Imagine now that a cluster of servers occupies a rack in one corner of the datacenter. If that cluster is to be expanded, where does the next server go? If the nearby racks are already built out, that resource must be installed some physical distance away from the resources with which it must coordinate.
It is near impossible to plan for all future growth at the time of datacenter inception. Leaving enough space in adjacent racks to account for a decade of growth is impractically expensive. A sparsely populated datacenter suffers from poor space utilization, challenging power distribution, and difficult cabling. Thus, the mere act of expansion actually exerts an outward force leading to physically distributed resources.
Real estate - Sometimes, even when architects want to keep resources together, physical limitations create problems. There is no more immovable object than real estate (which serves as a proxy for all of space, power, and HVAC). In some cases, it is impossible to build out either laterally or even up. In other cases, there is no additional power to be had from the grid. Either of these scenarios forces an expansion to another site, which requires the physical separation of resources that might be expected to function in concert.

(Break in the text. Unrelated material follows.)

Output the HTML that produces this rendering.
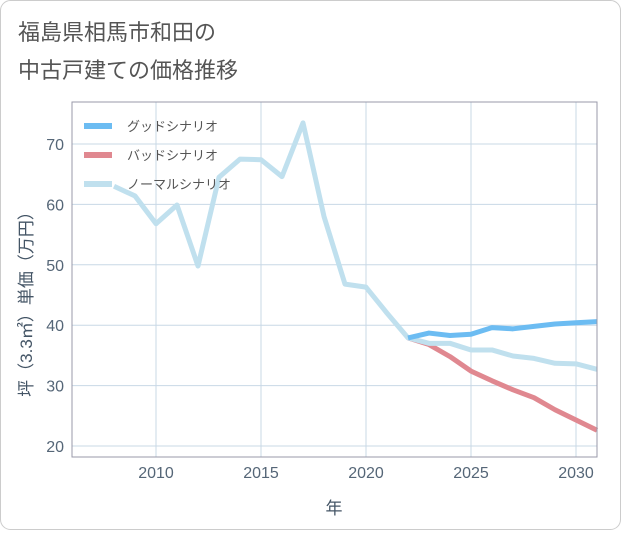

Additionally, as land rates change and technologies evolve, the best spots for data centers are not always known. It is difficult at best to predict with enough certainty how a physical site will evolve over an arbitrarily long time horizon. For example, not long ago, the thought of building cooling-hungry data centers in the hot desert was foreign. Today, Las Vegas is home to some of the most cutting edge facilities in the world. This means that geographical dispersion is likely a certainty for large companies. The forces pulling resources physically apart are unlikely to be neutralized.
Finding a balance
Given the strong forces working to keep resources logically together and the equally strong forces keeping them physically separate, how does anyone find a balance?
The price for balance is cost and complexity. You pay for reach directly, and control requires complexity. Both translate into higher carrying costs for the infrastructure. The push-pull dynamic in datacenters is not going away anytime soon. In fact, a move towards more distributed applications will only make harder the balancing act that already exists.
Newer technology offerings like SDN and datacenter fabrics offer some hope, but only insofar as they offer alternatives to the existing problems. Whatever the solution, architects will need to evaluate approaches based not just on the features but on the long-term costs of those features.
[Today’s fun fact: “Way” is the most frequently used noun in the English language. No way!]